35. The learned counsel for the petitioner, in his reply arguments, referred to some of the decisions of the Hon'ble Supreme Court and also this Court (supra). In my opinion these decisions do not help the petitioner, at this stage, for, in some of these cases, the court came to conclusion after recording of evidence that the offence punishable under section 307 of IPC was not made out, rather the evidence would show that an offence of lesser gravity had been proved. This case has not reached that stage. Investigation is not yet completed. In some of the decisions cited by the learned counsel, it is true that bail has been granted to the accused.

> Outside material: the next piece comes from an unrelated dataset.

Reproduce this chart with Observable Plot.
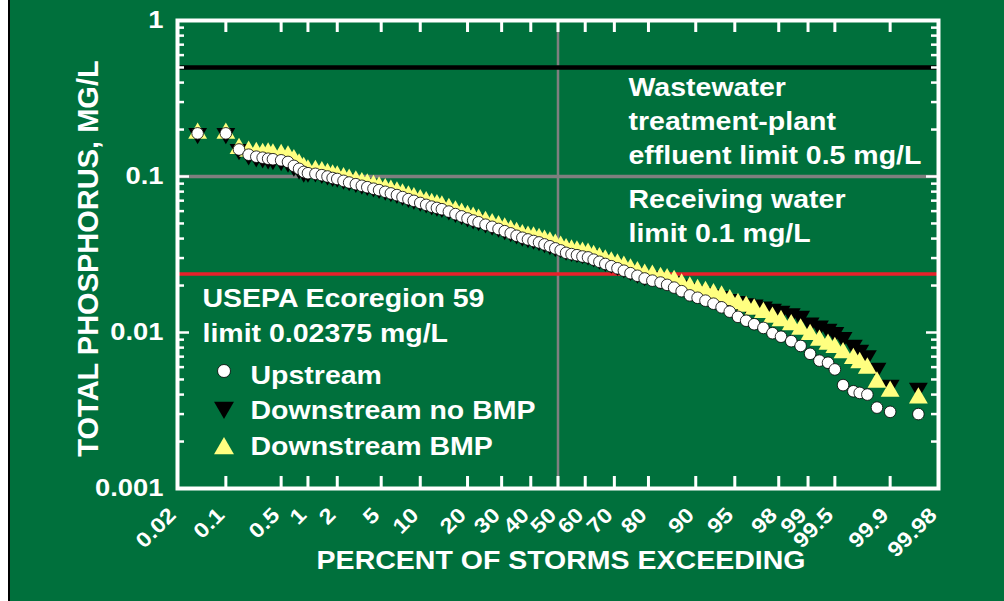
<!DOCTYPE html>
<html><head><meta charset="utf-8">
<script src="https://cdn.jsdelivr.net/npm/d3@7"></script>
<script src="https://cdn.jsdelivr.net/npm/@observablehq/plot@0.6"></script>
<style>
html,body{margin:0;padding:0;background:#00703c;overflow:hidden}
#wrap{position:relative;width:1004px;height:601px}
#chart svg{display:block}
#edgeW{position:absolute;left:0;top:0;width:8px;height:601px;background:#fff}
#edgeB{position:absolute;left:8px;top:0;width:2px;height:601px;background:#000}
</style></head>
<body><div id="wrap"><div id="chart"></div><div id="edgeW"></div><div id="edgeB"></div></div>
<script>
// ---------------- data ----------------
const pctExceeding = [0.04,0.1,0.15,0.2,0.25,0.3,0.35,0.4,0.5,0.6,
  0.7,0.8,0.9,1,1.2,1.4,1.6,1.8,2,2.3,
  2.6,3,3.4,3.8,4.3,4.8,5.4,6,6.7,7.4,
  8.2,9,10,11,12,13,14,15.5,17,18.5,
  20,21.5,23,25,27,29,31,33,35,37,
  39,41,43,45,47,49,51,53,55,57,
  59,61,63,65,67,69,71,73,75,77,
  79,81,83,84.5,86,87.5,89,90.3,91.5,92.6,
  93.6,94.5,95.3,96,96.6,97.2,97.7,98.1,98.5,98.8,
  99.05,99.25,99.4,99.5,99.6,99.7,99.75,99.8,99.85,99.9,
  99.96];
const upstream = [0.189,0.189,0.149,0.138,0.134,0.132,0.130,0.129,0.127,0.124,
  0.117,0.112,0.107,0.105,0.104,0.102,0.100,0.0978,0.0964,0.0938,
  0.0915,0.0893,0.0872,0.0854,0.0835,0.0818,0.0798,0.0779,0.0760,0.0738,
  0.0716,0.0698,0.0677,0.0658,0.0641,0.0629,0.0617,0.0596,0.0574,0.0555,
  0.0538,0.0522,0.0509,0.0491,0.0476,0.0461,0.0446,0.0432,0.0417,0.0405,
  0.0395,0.0386,0.0378,0.0367,0.0357,0.0346,0.0336,0.0324,0.0318,0.0313,
  0.0307,0.0303,0.0293,0.0284,0.0275,0.0266,0.0258,0.0249,0.0240,0.0231,
  0.0222,0.0215,0.0209,0.0202,0.0194,0.0184,0.0173,0.0167,0.0160,0.0153,
  0.0145,0.0136,0.0126,0.0119,0.0113,0.0107,0.0099,0.0094,0.0088,0.0082,
  0.0073,0.0066,0.0064,0.0058,0.0046,0.0042,0.0041,0.0040,0.0033,0.0031,
  0.0030];
const downstreamNoBMP = [0.189,0.189,0.149,0.138,0.134,0.132,0.130,0.129,0.127,0.124,
  0.117,0.112,0.107,0.107,0.1074,0.1053,0.103,0.1007,0.0993,0.0967,
  0.0943,0.0919,0.0898,0.0880,0.0860,0.0843,0.0822,0.0803,0.0783,0.0760,
  0.0738,0.0719,0.0698,0.0679,0.0661,0.0648,0.0636,0.0614,0.0591,0.0572,
  0.0554,0.0538,0.0524,0.0507,0.0490,0.0475,0.0459,0.0445,0.0430,0.0417,
  0.0407,0.0398,0.0389,0.0378,0.0367,0.0357,0.0351,0.0339,0.0332,0.0327,
  0.0321,0.0316,0.0306,0.0296,0.0287,0.0279,0.0270,0.0261,0.0251,0.0241,
  0.0232,0.0229,0.0221,0.0217,0.0212,0.0201,0.0192,0.0185,0.0180,0.0175,
  0.0170,0.0163,0.0158,0.0153,0.0150,0.0146,0.0141,0.0137,0.0132,0.0127,
  0.0115,0.0110,0.0105,0.0100,0.0093,0.0083,0.0077,0.0071,0.0059,0.0046,
  0.0044];
const downstreamBMP = [0.189,0.189,0.151,0.145,0.142,0.140,0.141,0.139,0.138,0.135,
  0.128,0.120,0.114,0.110,0.109,0.107,0.1045,0.102,0.1007,0.0981,
  0.0957,0.0933,0.0911,0.0893,0.0873,0.0855,0.0834,0.0814,0.0794,0.0771,
  0.0749,0.0729,0.0708,0.0688,0.0670,0.0658,0.0645,0.0623,0.0600,0.0580,
  0.0562,0.0546,0.0531,0.0514,0.0497,0.0482,0.0466,0.0451,0.0436,0.0423,
  0.0413,0.0409,0.0400,0.0390,0.0379,0.0367,0.0356,0.0344,0.0337,0.0332,
  0.0326,0.0321,0.0311,0.0301,0.0291,0.0283,0.0274,0.0265,0.0255,0.0245,
  0.0236,0.0232,0.0225,0.0221,0.0215,0.0204,0.0195,0.0188,0.0183,0.0177,
  0.0171,0.0162,0.0153,0.0147,0.0141,0.0134,0.0125,0.0119,0.0112,0.0105,
  0.0097,0.0089,0.0084,0.0080,0.0074,0.0068,0.0064,0.0059,0.0048,0.0042,
  0.0038];

const xTickValues = [0.02,0.1,0.5,1,2,5,10,20,30,40,50,60,70,80,90,95,98,99,99.5,99.9,99.98];
const xTickLabels = ["0.02","0.1","0.5","1","2","5","10","20","30","40","50","60","70","80","90","95","98","99","99.5","99.9","99.98"];
const yTickValues = [1,0.1,0.01,0.001];
const yTickLabels = ["1","0.1","0.01","0.001"];
const limitValues = [0.5, 0.1, 0.02375];
const limitLabels = ["Wastewater\ntreatment-plant\neffluent limit 0.5 mg/L",
                     "Receiving water\nlimit 0.1 mg/L",
                     "USEPA Ecoregion 59\nlimit 0.02375 mg/L"];
const seriesNames = ["Upstream", "Downstream no BMP", "Downstream BMP"];
const medianPct = 50;
const xTitle = "PERCENT OF STORMS EXCEEDING";
const yTitle = "TOTAL PHOSPHORUS, MG/L";

// ---------------- helpers ----------------
function probit(p) { // inverse standard normal CDF (Acklam)
  const a=[-3.969683028665376e+01,2.209460984245205e+02,-2.759285104469687e+02,1.383577518672690e+02,-3.066479806614716e+01,2.506628277459239e+00];
  const b=[-5.447609879822406e+01,1.615858368580409e+02,-1.556989798598866e+02,6.680131188771972e+01,-1.328068155288572e+01];
  const c=[-7.784894002430293e-03,-3.223964580411365e-01,-2.400758277161838e+00,-2.549732539343734e+00,4.374664141464968e+00,2.938163982698783e+00];
  const d=[7.784695709041462e-03,3.224671290700398e-01,2.445134137142996e+00,3.754408661907416e+00];
  const pl=0.02425, ph=1-pl; let q, r;
  if (p < pl) { q=Math.sqrt(-2*Math.log(p)); return (((((c[0]*q+c[1])*q+c[2])*q+c[3])*q+c[4])*q+c[5])/((((d[0]*q+d[1])*q+d[2])*q+d[3])*q+1); }
  if (p <= ph) { q=p-0.5; r=q*q; return (((((a[0]*r+a[1])*r+a[2])*r+a[3])*r+a[4])*r+a[5])*q/(((((b[0]*r+b[1])*r+b[2])*r+b[3])*r+b[4])*r+1); }
  q=Math.sqrt(-2*Math.log(1-p)); return -(((((c[0]*q+c[1])*q+c[2])*q+c[3])*q+c[4])*q+c[5])/((((d[0]*q+d[1])*q+d[2])*q+d[3])*q+1);
}
const zOf = pct => probit(pct / 100);
const sqrt3 = Math.sqrt(3);
const triangleDown = { draw(ctx, size) { const y = -Math.sqrt(size / (sqrt3 * 3)); ctx.moveTo(0, -y * 2); ctx.lineTo(-sqrt3 * y, y); ctx.lineTo(sqrt3 * y, y); ctx.closePath(); } };

const rowsOf = vals => pctExceeding.map((p, i) => ({p, v: vals[i]}));
const xTickZ = xTickValues.map(zOf);
const xLabelByZ = new Map(xTickZ.map((z, i) => [z, xTickLabels[i]]));
const yLabelByV = new Map(yTickValues.map((v, i) => [v, yTickLabels[i]]));
const minorY = d3.scaleLog().domain([0.001, 1]).ticks().filter(v => Math.abs(Math.log10(v) - Math.round(Math.log10(v))) > 1e-6);

const GREEN = "#00703c", YELLOW = "#ffff80", GRAY = "#7f7f7f", RED = "#e8202a";
const ML = 177, MR = 66, MT = 20, MB = 113;
const W = 1004 - ML - MR, H = 601 - MT - MB;
const FONT = "'Liberation Sans', Arial, Helvetica, sans-serif";
const txt = {fontWeight: "bold", fill: "white"};

const chart = Plot.plot({
  width: 1004, height: 601,
  marginLeft: ML, marginRight: MR, marginTop: MT, marginBottom: MB,
  x: {type: "linear", domain: [zOf(0.02), zOf(99.98)], axis: null},
  y: {type: "log", domain: [0.001, 1], axis: null},
  style: {background: GREEN, color: "white", fontFamily: FONT, overflow: "visible"},
  marks: [
    // reference lines
    Plot.ruleX([medianPct], {x: d => zOf(d), stroke: GRAY, strokeWidth: 2.5}),
    Plot.ruleY([limitValues[1]], {stroke: GRAY, strokeWidth: 3.5}),
    Plot.ruleY([limitValues[0]], {stroke: "black", strokeWidth: 4.5}),
    Plot.ruleY([limitValues[2]], {stroke: RED, strokeWidth: 3.5}),
    // inward ticks
    Plot.tickX(xTickZ, {x: d => d, insetTop: H - 12, stroke: "white", strokeWidth: 3}),
    Plot.tickX(xTickZ, {x: d => d, insetBottom: H - 12, stroke: "white", strokeWidth: 3}),
    Plot.tickY(yTickValues, {y: d => d, insetRight: W - 12, stroke: "white", strokeWidth: 2.5}),
    Plot.tickY(yTickValues, {y: d => d, insetLeft: W - 12, stroke: "white", strokeWidth: 2.5}),
    Plot.tickY(minorY, {y: d => d, insetRight: W - 7, stroke: "white", strokeWidth: 2.5}),
    Plot.tickY(minorY, {y: d => d, insetLeft: W - 7, stroke: "white", strokeWidth: 2.5}),
    Plot.frame({stroke: "white", strokeWidth: 4}),
    // axes
    Plot.axisX(xTickZ, {tickSize: 0, tickPadding: 23, dx: -5, tickRotate: -45, tickFormat: z => xLabelByZ.get(z), fontSize: 21, ...txt, label: null}),
    Plot.axisY(yTickValues, {tickSize: 0, tickPadding: 14, tickFormat: v => yLabelByV.get(v), fontSize: 24, ...txt, label: null}),
    Plot.text([xTitle], {frameAnchor: "bottom", dy: 72, dx: 3, textAnchor: "middle", lineAnchor: "middle", fontSize: 25, ...txt}),
    Plot.text([yTitle], {frameAnchor: "left", dx: -89, dy: 4, rotate: -90, textAnchor: "middle", lineAnchor: "middle", fontSize: 29, ...txt}),
    // data
    Plot.dot(rowsOf(downstreamNoBMP), {x: d => zOf(d.p), y: "v", symbol: triangleDown, r: 7, fill: "black"}),
    Plot.dot(rowsOf(downstreamBMP), {x: d => zOf(d.p), y: "v", symbol: "triangle", r: 7, fill: YELLOW}),
    Plot.dot(rowsOf(upstream), {x: d => zOf(d.p), y: "v", symbol: "circle", r: 5.8, fill: "white", stroke: "black", strokeWidth: 0.8}),
    // annotations
    Plot.text([limitLabels[0]], {y: () => limitValues[0], frameAnchor: "left", dx: 451, dy: 4, textAnchor: "start", lineAnchor: "top", lineHeight: 1.36, fontSize: 25, ...txt}),
    Plot.text([limitLabels[1]], {y: () => limitValues[1], frameAnchor: "left", dx: 451, dy: 8, textAnchor: "start", lineAnchor: "top", lineHeight: 1.34, fontSize: 25, ...txt}),
    Plot.text([limitLabels[2]], {y: () => limitValues[2], frameAnchor: "left", dx: 25, dy: 9, textAnchor: "start", lineAnchor: "top", lineHeight: 1.38, fontSize: 25, ...txt}),
    // legend
    Plot.dot([seriesNames[0]], {frameAnchor: "top-left", dx: 46.5, dy: 350.5, symbol: "circle", r: 6.5, fill: "white", stroke: "black", strokeWidth: 0.8}),
    Plot.dot([seriesNames[1]], {frameAnchor: "top-left", dx: 46.5, dy: 387, symbol: triangleDown, r: 7.4, fill: "black"}),
    Plot.dot([seriesNames[2]], {frameAnchor: "top-left", dx: 46.5, dy: 428, symbol: "triangle", r: 7.4, fill: YELLOW}),
    Plot.text([seriesNames[0]], {frameAnchor: "top-left", dx: 73, dy: 355, textAnchor: "start", lineAnchor: "middle", fontSize: 25, ...txt}),
    Plot.text([seriesNames[1]], {frameAnchor: "top-left", dx: 73, dy: 390, textAnchor: "start", lineAnchor: "middle", fontSize: 25, ...txt}),
    Plot.text([seriesNames[2]], {frameAnchor: "top-left", dx: 73, dy: 426, textAnchor: "start", lineAnchor: "middle", fontSize: 25, ...txt})
  ]
});
document.getElementById("chart").appendChild(chart);

// the reference's horizontal lettering is wider than Helvetica: stretch glyphs
function stretchText(svg, k) {
  for (const t of svg.querySelectorAll("text")) {
    if (t.textContent.startsWith("TOTAL")) continue;
    const spans = t.querySelectorAll("tspan");
    const targets = spans.length ? Array.from(spans) : [t];
    for (const el of targets) {
      const L = el.getComputedTextLength();
      if (L > 0) { el.setAttribute("textLength", (L * k).toFixed(2)); el.setAttribute("lengthAdjust", "spacingAndGlyphs"); }
    }
  }
}
stretchText(chart, 1.14);
</script></body></html>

These decisions also do not help, for, in the facts and circumstances of the given case, it might have been held that the accused would be entitled to bail.
38
36. Therefore, from the above discussion, I come to conclusion that the there are prima facie materials to connect the petitioner with non-bailable offences such as section 326 or section 307 of IPC. More than that, as has been held by the Hon'ble Supreme Court in Amarmani Tripathi (supra), the character, behaviour means position and standing of the accused are very important to be considered. It is sure that he misuses his position, as he has done already and discussed as above, to intimidate the witnesses and tamper with evidence. The CC TV footages show the horrendous atmosphere created when the incident took place and there is no guarantee that such people will remain quiet without tampering with evidence once they come out of jail. Hence, I come to conclusion that this petition deserves dismissal. Petition is dismissed. Bail is rejected.